When to apply tDCS?

¿Cuándo aplicar tDCS?

Author: Dr. Lucía Del Valle, PhD candidate in Medical Sciences at the University of Chile.

When to stimulate?

Optimal timing for tDCS application: new evidence to decide between before, during, or after

Is it better to stimulate before, during, or after the task?

One of the most common questions when using transcranial direct current stimulation (tDCS) is: when is the best time to apply it?

Although many guidelines suggest doing it before the intervention (offline mode), recent evidence reveals that the answer depends on the type of task one seeks to enhance: cognitive, motor, or psychotherapeutic.

tDCS during cognitive training improves learning

An experimental study conducted on healthy adults compared the use of anodal tDCS in the left dorsolateral prefrontal cortex before and during a working memory task.

The result was clear: stimulation applied during the task (online mode) improved skill acquisition more within the session and the following day, compared to prior stimulation.

This finding suggests that, at least in cognitive domains, the simultaneous activation of specific neural networks during stimulation may be key to enhancing plasticity.

And in motor tasks? No consensus

A cross-over, randomized investigation in healthy adults showed that anodal tDCS applied before motor training increased corticospinal excitability (measured by motor evoked potentials), while stimulation during or after had no such effect.

However, a more recent study with 90 participants compared the three application times (before, during, and after) in a sequential motor task and found no significant difference in motor skill acquisition in tests 1 or 24 hours later.

These data prompt a reconsideration of the usefulness of a single tDCS session as a motor learning enhancer and reinforce the idea that the effect depends on the type of task, the training design, and the number of sessions.
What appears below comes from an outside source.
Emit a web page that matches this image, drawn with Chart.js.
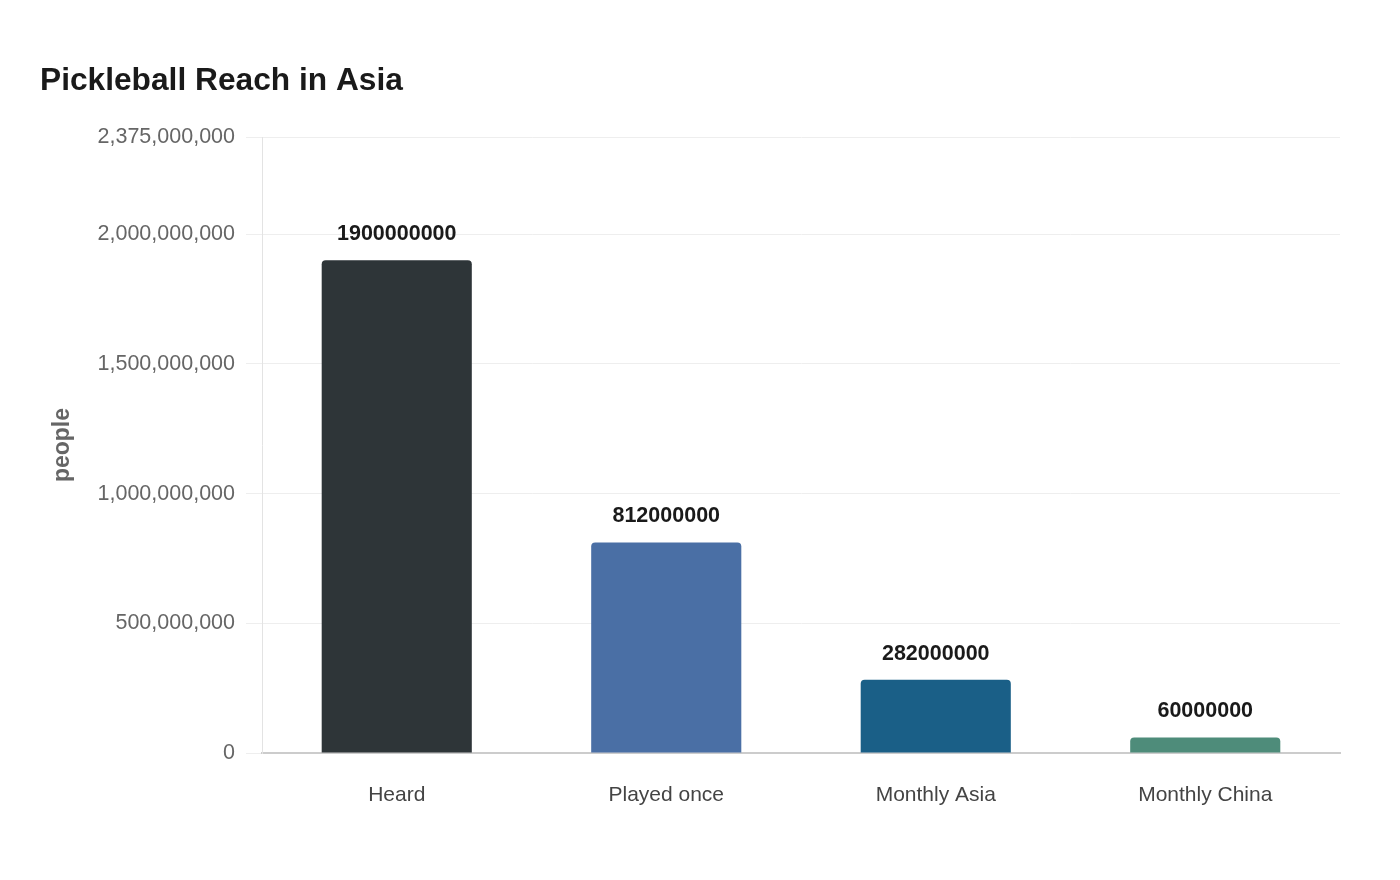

In psychotherapy, stimulation is synchronized with the session

In protocols that combine tDCS with cognitive behavioral therapy, stimulation is usually applied simultaneously with the psychotherapeutic session. The logic is to stimulate precisely when the cognitive circuits to be reinforced are activated. Although the evidence on additional efficacy is still debated, studies agree that this modality is safe, well-tolerated, and feasible.

References

Aust, Sabine, Eva-Lotta Brakemeier, Jan Spies, Ana Lucia Herrera-Melendez, Tim Kaiser,
Andreas Fallgatter, Christian Plewnia, et al. 2022. “Efficacy of Augmentation of
Cognitive Behavioral Therapy with Transcranial Direct Current Stimulation for
Depression: A Randomized Clinical Trial.” JAMA Psychiatry (Chicago, Ill.) 79 (6):
528–37.
Cabral, Maria E., Adriana Baltar, Rebeka Borba, Silvana Galvão, Luciana Santos, Felipe
Fregni, and Kátia Monte-Silva. 2015. “Transcranial Direct Current Stimulation: Before,
During, or after Motor Training?” Neuroreport 26 (11): 618–22.
Kim, Hakjoo, Bradley R. King, Willem B. Verwey, John J. Buchanan, and David L. Wright.
2024. “Timing of Transcranial Direct Current Stimulation at M1 Does Not Affect Motor
Sequence Learning.” Heliyon 10 (4): e25905.
Martin, Donel M., Rose Liu, Angelo Alonzo, Melissa Green, and Colleen K. Loo. 2014. “Use
of Transcranial Direct Current Stimulation (tDCS) to Enhance Cognitive Training: Effect
of Timing of Stimulation.” Experimental Brain Research 232 (10): 3345–51.